Personalized cell therapy may have come of age with the recent approvals of two novel drugs, Kymriah and Yescarta, that genetically manipulate patient’s own immune cells to fight their cancers. Yet pharmaceutical companies face many challenges, including several key ethical and social issues, if they are to make these new therapies a success.
These new drugs, the first in the new family of CAR-T cell therapies, could revolutionize the treatment of blood cancers and make inroads into the treatment of solid tumors. They work by isolating immune cells known as T cells from a patient’s blood, genetically engineering these cells to produce receptors that recognize specific tumor cells, growing many millions of copies of these cells in a lab, then infusing them back into the patient. If all goes well, the engineered cells recognize and kill the patient’s tumor cells.
Early results have been impressive, with cancer essentially eliminated — at least in the short-term — in many patients who had failed standard therapies and had no other options.
Despite some exciting clinical successes, the companies selling these drugs face a variety of challenges. On the business side, they must figure out how to manufacture the drugs affordably and reliably, secure and maintain sufficient reimbursement to justify the research and development and manufacturing investments, and convince physicians to embrace this new and powerful, yet complicated, treatment paradigm.
CAR-T pioneers must also navigate the hype and hope surrounding the field. While the approval of Novartis’s (NVS) Kymriah was narrowly tailored to resistant or relapsed forms of leukemia and Gilead’s Yescarta was limited to lymphoma patients who had failed previous treatments, the pressure to expand access to these drugs will be immense.
The valuations that Wall Street has placed on firms commercializing CAR-T therapies suggest an expectation that these therapies will rapidly move from treatments of last resort to the therapeutic front lines. While such a transition is necessary if CAR-T therapy is to fulfill its promise, this change should be carefully and deliberately managed to avoid missteps that could tarnish the field and limit its potential.

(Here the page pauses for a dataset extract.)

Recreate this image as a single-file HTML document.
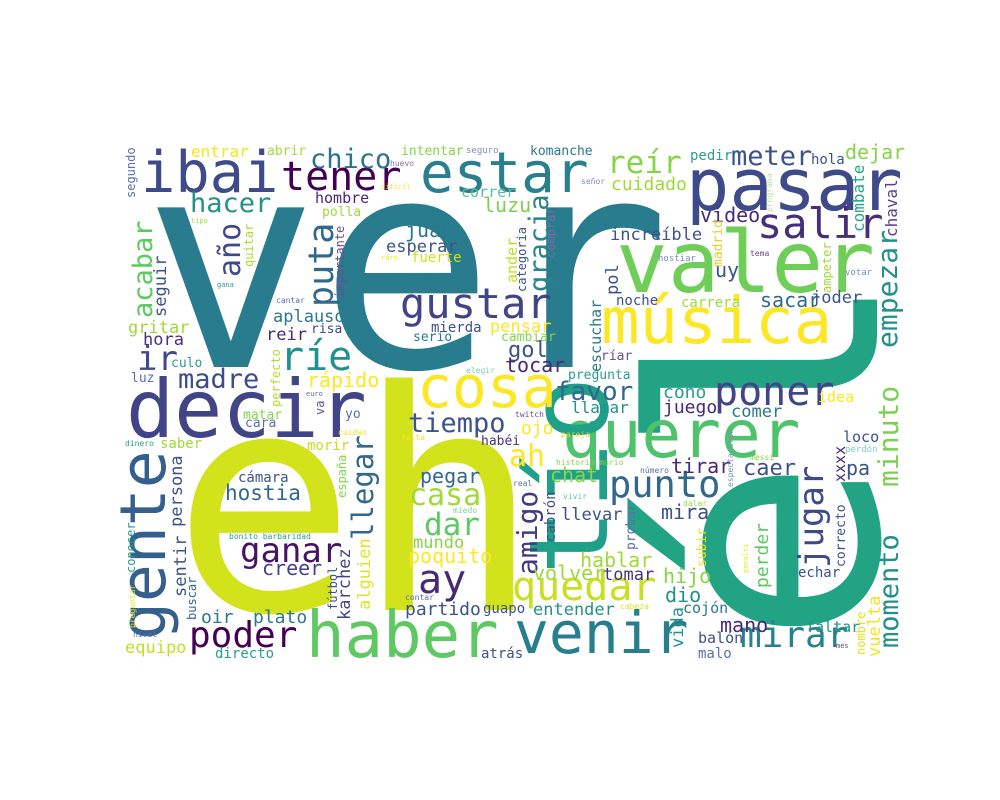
<!DOCTYPE html>
<html><head><meta charset="utf-8">
<style>
html,body{margin:0;padding:0;background:#fff;}
svg{display:block;}
text{font-family:"DejaVu Sans Mono","Liberation Mono",monospace;}
</style></head>
<body>
<svg id="cloud" width="1000" height="800" viewBox="0 0 1000 800" xmlns="http://www.w3.org/2000/svg">
<rect x="0" y="0" width="1000" height="800" fill="#ffffff"/>
<g id="words"></g>
</svg>
<script>
// word, x, baseline y, font size, colour, vertical
const words = [
["ver",143,367,292,"#287c8e",0],
["eh",172,610,306,"#d2e21b",0],
["él",877,645,312,"#22a384",1],
["decir",126,437,80,"#414487",0],
["valer",616,292,86,"#6ece58",0],
["pasar",686,210,72,"#3e4a89",0],
["música",601,343,64,"#fde725",0],
["querer",562,457,66,"#4ec36b",0],
["haber",306,657,64,"#5ec962",0],
["venir",514,653,58,"#277f8e",0],
["tío",607,575,110,"#1fa088",1],
["gente",165,640,63,"#355f8d",1],
["estar",420,192,56,"#2a7f8e",0],
["ibai",141,192,57,"#3e4a89",0],
["cosa",417,407,58,"#fde725",0],
["salir",757,238,42,"#472d7b",0],
["gustar",400,318,42,"#414487",0],
["quedar",512,600,40,"#c8e020",0],
["ríe",280,370,40,"#21918c",0],
["tener",281,190,40,"#440154",0],
["poner",714,405,40,"#414487",0],
["ay",418,593,40,"#482878",0],
["punto",609,497,37,"#31688e",0],
["mirar",740,647,36,"#25838e",0],
["poder",189,647,36,"#440154",0],
["puta",333,307,35,"#31688e",1],
["ganar",240,562,34,"#471365",0],
["ir",137,370,34,"#3e4a89",0],
["jugar",823,568,34,"#3e4a89",1],
["reír",607,173,31,"#86d549",0],
["dar",424,535,31,"#5ec962",0],
["casa",409,505,30,"#a0da39",0],
["ah",509,466,30,"#fde725",0],
["año",240,277,30,"#3e4a89",1],
["llegar",373,540,29,"#31688e",1],
["amigo",537,575,28,"#443983",1],
["empezar",897,348,28,"#21918c",1],
["minuto",898,487,28,"#7ad151",1],
["chico",310,168,27,"#2c728e",0],
["hacer",190,212,27,"#21918c",0],
["gracia",548,292,27,"#25848e",1],
["acabar",152,318,27,"#5ec962",1],
["madre",178,388,27,"#3e4a89",0],
["tiempo",408,432,27,"#3b528b",0],
["favor",555,400,26,"#31688e",0],
["meter",731,165,27,"#3b528b",0],
["momento",898,648,27,"#21918c",1],
["caer",743,475,22,"#3b528b",0],
["gol",508,357,22,"#3b528b",0],
["luzu",483,212,20,"#7ad151",0],
["juan",405,237,20,"#2a788e",0],
["tocar",505,372,20,"#482878",0],
["rápido",307,387,20,"#fde725",0],
["hostia",225,500,21,"#31688e",0],
["creer",262,575,20,"#414487",0],
["poquito",408,563,20,"#fde725",0],
["pegar",420,483,20,"#31688e",0],
["partido",405,615,18,"#3b528b",0],
["volver",533,580,20,"#a0da39",0],
["hablar",580,567,20,"#a0da39",0],
["chat",550,482,20,"#86d549",0],
["vídeo",700,222,20,"#472d7b",0],
["uy",715,277,20,"#3b528b",0],
["sacar",760,307,20,"#31688e",0],
["dejar",845,159,20,"#86d549",0],
["tirar",671,473,20,"#482878",0],
["mira",661,519,20,"#3b528b",0],
["hijo",663,583,20,"#86d549",0],
["dio",665,602,20,"#21918c",0],
["mano",720,632,20,"#482878",0],
["pa",846,475,20,"#3b528b",0],
["oir",201,623,18,"#2a788e",0],
["plato",253,623,18,"#2a788e",0],
["ojo",521,434,18,"#fde725",0],
["cuidado",611,190,18,"#a0da39",0],
["increíble",610,240,17,"#3b528b",0],
["coño",663,398,18,"#2a9d8f",0],
["juego",663,413,18,"#482878",0],
["perder",768,588,18,"#5ec962",1],
["esperar",386,252,17,"#3b528b",0],
["aplauso",273,322,17,"#2a788e",0],
["gritar",128,333,17,"#a0da39",0],
["hora",143,345,17,"#46327e",0],
["reir",266,340,17,"#482878",0],
["pensar",490,332,17,"#fde725",0],
["equipo",125,653,17,"#c2df23",0],
["mundo",413,548,17,"#86d549",0],
["entender",533,615,17,"#21918c",0],
["tomar",603,580,17,"#46327e",0],
["llevar",561,520,17,"#3b528b",0],
["comer",731,417,17,"#2a788e",0],
["joder",811,303,17,"#3b528b",0],
["llamar",571,413,16,"#21918c",0],
["seguir",166,317,17,"#3b528b",1],
["persona",182,527,17,"#3b528b",1],
["sentir",186,597,17,"#3b528b",1],
["karchez",350,620,17,"#404688",1],
["alguien",370,610,17,"#e0e321",1],
["vida",683,648,17,"#21918c",1],
["vuelta",880,657,17,"#f0e51f",1],
["pol",618,295,17,"#3b528b",1],
["combate",864,232,16,"#21a685",1],
["chaval",897,237,16,"#5c3d8f",1],
["entrar",191,157,16,"#f5e61f",0],
["ander",517,283,15,"#c2df23",1],
["escuchar",601,372,15,"#2a788e",1],
["hombre",315,203,15,"#482878",0],
["correr",461,197,15,"#52c0a0",0],
["loco",843,442,15,"#3b528b",0],
["xxxx",845,482,15,"#482878",1],
["idea",818,402,15,"#fde725",0],
["cojón",683,613,15,"#2a788e",0],
["faltar",806,632,15,"#21918c",0],
["balón",698,643,15,"#3b528b",0],
["fuerte",411,262,14,"#d2e21b",0],
["mierda",431,332,14,"#3b528b",0],
["cámara",238,482,14,"#3b528b",0],
["saber",160,448,14,"#a0da39",0],
["morir",307,450,14,"#c2df23",0],
["directo",215,658,14,"#2a9d8f",0],
["guapo",483,613,14,"#3b528b",0],
["atrás",481,658,14,"#3b528b",0],
["pedir",690,160,14,"#2a9d8f",0],
["hola",811,164,14,"#3b528b",0],
["noche",616,305,14,"#3b528b",0],
["carrera",681,307,14,"#a0da39",0],
["echar",798,577,14,"#3b528b",0],
["malo",698,658,14,"#5a6fb0",0],
["cabrón",555,542,14,"#3b528b",1],
["abrir",267,155,13,"#a0da39",0],
["intentar",401,155,13,"#86d549",0],
["komanche",530,155,13,"#2a788e",0],
["polla",322,216,13,"#a0da39",0],
["risa",311,333,13,"#3e4a89",0],
["serio",413,341,13,"#2a788e",0],
["cambiar",501,341,13,"#86d549",0],
["culo",171,367,13,"#2a9d8f",0],
["luz",131,382,13,"#5a6fb0",0],
["pregunta",568,379,13,"#2a9d8f",0],
["yo",345,418,13,"#5a6fb0",0],
["matar",243,419,13,"#86d549",0],
["cara",245,427,13,"#5a6fb0",0],
["habéi",481,445,13,"#46327e",0],
["ríar",601,360,13,"#6a4c93",0],
["segundo",135,198,12,"#5a6fb0",1],
["categoria",526,292,12,"#3b528b",1],
["comprar",555,258,12,"#7c6aa0",1],
["importante",344,298,12,"#6a4c93",1],
["quitar",253,267,12,"#a8db34",1],
["perfecto",280,407,12,"#b5de2b",1],
["va",324,415,12,"#6a4c93",1],
["conocer",135,573,12,"#2a9d8f",1],
["buscar",196,620,12,"#31688e",1],
["españa",346,498,12,"#86d549",1],
["fútbol",337,610,12,"#3b528b",1],
["madrid",722,267,13,"#e0d030",1],
["ampeter",831,293,12,"#a0da39",1],
["probar",635,550,13,"#5a6fb0",1],
["subir",706,567,13,"#f0e51f",1],
["correcto",845,567,13,"#3b528b",1],
["nombre",865,655,12,"#e0e321",1],
["seguro",466,153,9,"#7a8fc0",0],
["huevo",390,166,8,"#8c6fb0",0],
["difícil",381,189,7,"#f0e51f",0],
["tipo",191,223,7,"#a0da39",0],
["raro",381,260,7,"#f0e51f",0],
["gana",217,287,7,"#2a9d8f",0],
["cantar",276,303,8,"#5a6fb0",0],
["elegir",466,373,8,"#7ad1a0",0],
["euro",306,396,7,"#5a6fb0",0],
["twitch",515,417,8,"#6a4c93",0],
["cuidao",338,435,8,"#f0e51f",0],
["falta",401,440,8,"#f0e51f",0],
["pareja",561,437,8,"#e0d030",0],
["dinero",125,446,8,"#2a9d8f",0],
["historia mario",556,465,8,"#86d549",0],
["real",513,486,8,"#5a6fb0",0],
["vivir",563,499,8,"#5ec9a0",0],
["miedo",453,513,8,"#7ad1a0",0],
["bonito barbaridad",229,539,8,"#2a9d8f",0],
["contar",405,600,8,"#5a6fb0",0],
["nivel",133,637,8,"#5a6fb0",0],
["preguntar",135,628,8,"#e0e321",1],
["señor",581,184,8,"#7a8fc0",0],
["hostiar",658,261,9,"#7a8fc0",0],
["tema",750,256,8,"#6a4c93",0],
["votar",845,275,9,"#7a8fc0",0],
["programa",772,212,8,"#c2e0a0",1],
["perdón",845,452,9,"#7ad1c0",0],
["messi",750,460,8,"#86d549",0],
["número",640,473,8,"#5a6fb0",0],
["espectacular",733,487,8,"#7a8fc0",1],
["dalar",683,506,8,"#a0da39",0],
["penalti",748,573,7,"#f0e51f",1],
["cabeza",620,609,8,"#e0e321",0],
["mes",836,648,7,"#6a4c93",0]
];
const g = document.getElementById('words');
const NS = 'http://www.w3.org/2000/svg';
words.forEach(function(w){
  const t = document.createElementNS(NS,'text');
  t.textContent = w[0];
  t.setAttribute('font-size', w[3]);
  t.setAttribute('fill', w[4]);
  if (w[5]) {
    t.setAttribute('transform','translate('+w[1]+','+w[2]+') rotate(-90)');
  } else {
    t.setAttribute('x', w[1]);
    t.setAttribute('y', w[2]);
  }
  
  
  g.appendChild(t);
});
</script>
</body></html>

The immediate priority must be getting these treatments right for patients with no other options. CAR-T therapies will almost inevitably kill some patients faster than their underlying cancers would have. So companies and clinicians must redouble their efforts to minimize the serious and sometimes fatal side effects that accompany these therapies and developing strategies to manage them when they do occur.
Companies commercializing these therapies must be open about the possibility of treatment-related deaths and severe side effects to patients, physicians, regulators, and investors. They must also be prepared to rapidly, transparently, and convincingly address these events when they occur. These efforts should include everything from managing expectations upfront by developing educational materials for patients and coordinating with patient advocacy groups to developing in advance contingency plans and crisis communication strategies.
While any death resulting from medical treatment is tragic, to some patients the potential benefit of CAR-T therapy will merit that risk. This calculation will change rapidly, however, as CAR-T therapies move toward patients with earlier-stage cancers who have a wider array of options. This is likely the case for many individuals. It may also be the case for society more broadly where adverse events could hinder the development of CAR-T therapies and limit their potential. Indeed, one only need to look at the historical development of gene therapies to see how high-profile adverse events among research participants — especially those with other therapeutic options — set back clinical research by years and jeopardized investor and regulator confidence in the field.
Despite the clamor of individual patients and patient organizations to rapidly expand the use of CAR-T therapy, and the outsized financial expectations and accompanying pressures, companies need to resist the temptation to expand CAR-T therapy too far and too fast. They should instead take the time to refine these promising therapies in smaller last-resort patient populations — perhaps with nudging from relevant government agencies.
Although it may seem counterintuitive, going slowly with this exciting but complicated new type of cancer therapy offers the best chance to turn personalized cell therapies into a medical and financial success.
Aaron D. Levine, Ph.D., is an associate professor in the Georgia Tech School of Public Policy whose work has focused on the role of policy and ethics in the translation of emerging biomedical technologies. He also conducts ethics and policy research for the National Science Foundation-funded Engineering Research Center for Cell Manufacturing Technologies, which supports engineering research related to the manufacturing of CAR-T and other forms of cell therapy.